- Mountain Mills, Alabama Location within Alabama Mountain Mills, Alabama Location within the United States
- Coordinates: 34°42′15″N 87°53′35″W﻿ / ﻿34.70417°N 87.89306°W
- Country: United States
- State: Alabama
- County: Colbert
- Elevation: 541 ft (165 m)
- Time zone: UTC-6 (Central (CST))
- • Summer (DST): UTC-5 (CDT)
- Area codes: 256 & 938
- GNIS feature ID: 166023

= Mountain Mills, Alabama =

Unincorporated community in Alabama, United States

Mountain Mills is an unincorporated community in Colbert County, Alabama, United States.

==History==
In 1872, a group of men in Colbert County, including N. F. Cherry, organized the Mountain Mill Company.
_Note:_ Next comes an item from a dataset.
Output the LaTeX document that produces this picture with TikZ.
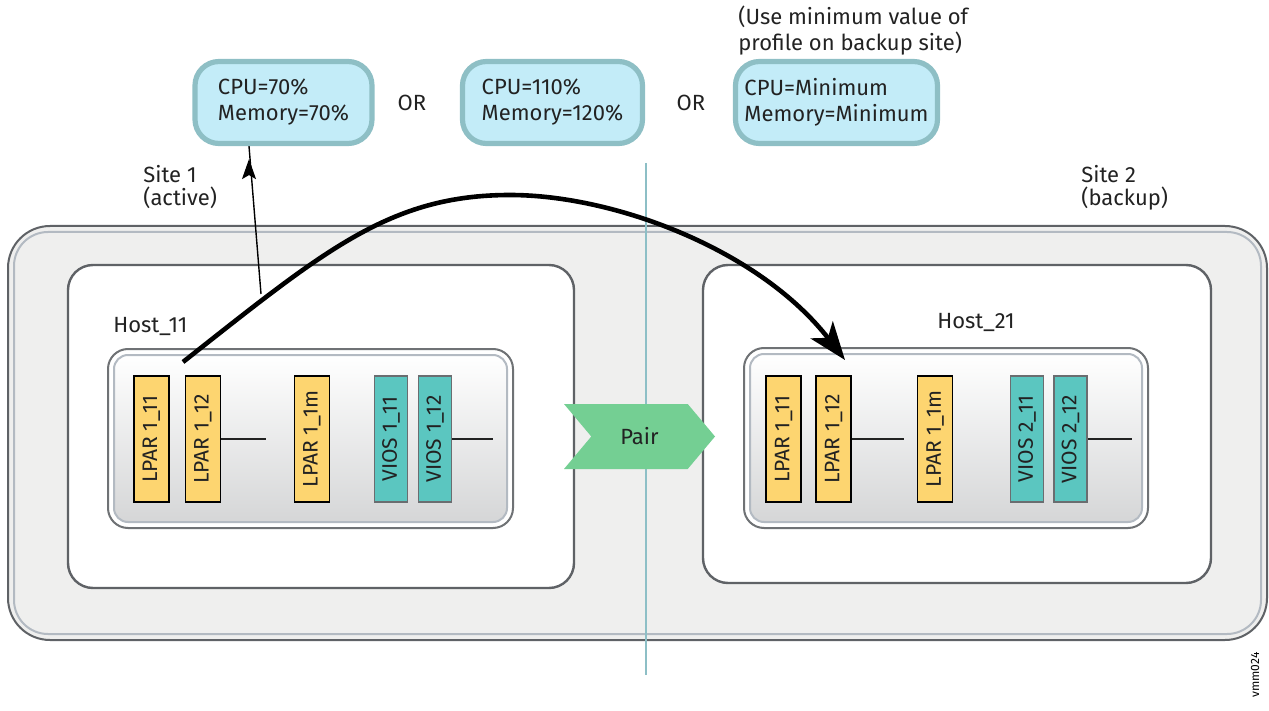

The company was organized with the intent of building a cotton mill to produce thread and cloth. The Globe Factory in Florence, Alabama was burned by troops from the 10th Missouri Volunteer Cavalry in 1863 and rebuilt as the Cypress Mill. After the Cypress Mill closed in 1886, some of its machinery and employees became part of the Mountain Mills operations. The steam-powered mill commenced operations in 1886 under the ownership of W. H. Cherry & Co. The mill contained 6,000 spindles, 41 cards, and produced single and ply yarn. The yarn was sold in Philadelphia, New York City, and Providence, Rhode Island. The community was home to over 300 people, and contained a church and school. In 1893, the mill at Mountain Mills closed. The machinery was moved to Florence and became part of the Cherry Cotton Mill.

A post office operated under the name Mountain Mills from 1883 to 1893.